Стеба в книге хватает, начиная с аннотации, написанной в духе бухого «современного редактора», читавшего текст урывками и кверх ногами: «История Алисы из богатой советской семьи» (из ломбардов не вылезали!); «Ее мать и отец без особой нужды не выезжали за пределы Садового кольца, разве что за границу» (сроду не были!); «На дворе первая половина восьмидесятых» (конкретный конец, горбачевка-самогонка, саперные лопатки, видеосалоны, кооперативные забегаловки, Влад Листьев и телемосты – славное смутное время!). И орешки на закуску: «Роман о большой настоящей любви, разворачивающейся на фоне крушения советского мифа». Блестящая стилизация умильного мыльного стиля!

Большая же и настоящая литература, не шучу, силы Генри Миллера московского розлива, шибает из интереснейших пассажей об общественно-маргинальной, затейливо-вагинальной жизни героини. Вагон и маленькая тележка – о душе и теле, мать вашу, оземном и непорочном, о душе и траханье (как раз на иврите, бать, очень точно – «отстучать»). Раз сама Алиса в десять футов – по Кэрролу рок-н-ролла – то размер имеет значение! Сказ, миф о громовержце свирепом и нимфе свирельной!

Вот читая в детстве Дефо, я поражался брюзжанью мизантропа Крузо – да живи ты один, соли козлятину и радуйся! Попозже, малость возмужав и читая, скажем, о дефлорации, дивился тож – «больно, противно, никак, и это любовь?!» Ну, думаешь, какой мацы вашей кровушке не хватает… Мда, женская сущность – дремучая чаща! Излагалище! А в романе Бяльской это дело, исход в женщину, изложено так остроумно и проникновенно, воистину искренне и чувственно – слов нет, сами читайте! Повесть о первой любви!
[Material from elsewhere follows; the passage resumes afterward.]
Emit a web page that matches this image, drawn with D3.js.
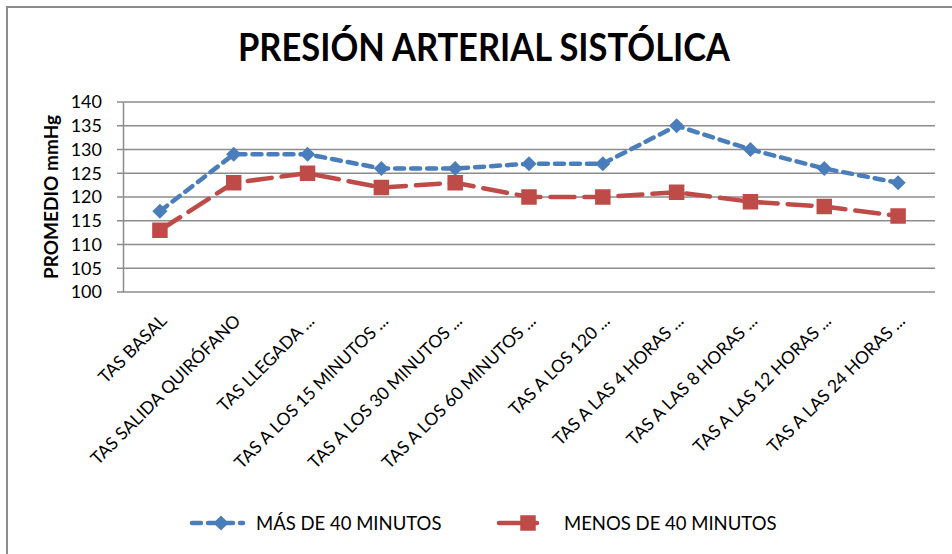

Символична и последняя главка романа – героиня выпрыгивает из окна (второй этаж, слава Те!) психдиспансера – в освежающий душу сугроб! – оставив позади детские психозы, ауру девственницы, легкую корону свободы и нору рока. Прощай, занудная андеграундная «молодая гвардия» с грацией единорогов – все эти Сергеи Громовы и Олеги Бурляевы! Разгром, освобожденье! Пора, Алиса, откидывать тяжелый люк и выползать из колодца чудес на поверхность бытия, в невыносимую легкость. Превращаться — как все — из бабочки в гусеницу. Надо, ведь учили же, жить и исполнять свои обязанности. А «разноцветноволосая девчонка в склеенных пластырем трофейных очках» поселится теперь в моем книжночервячном сознании где-то по соседству с сэлинджеровским Холденом Колфилдом.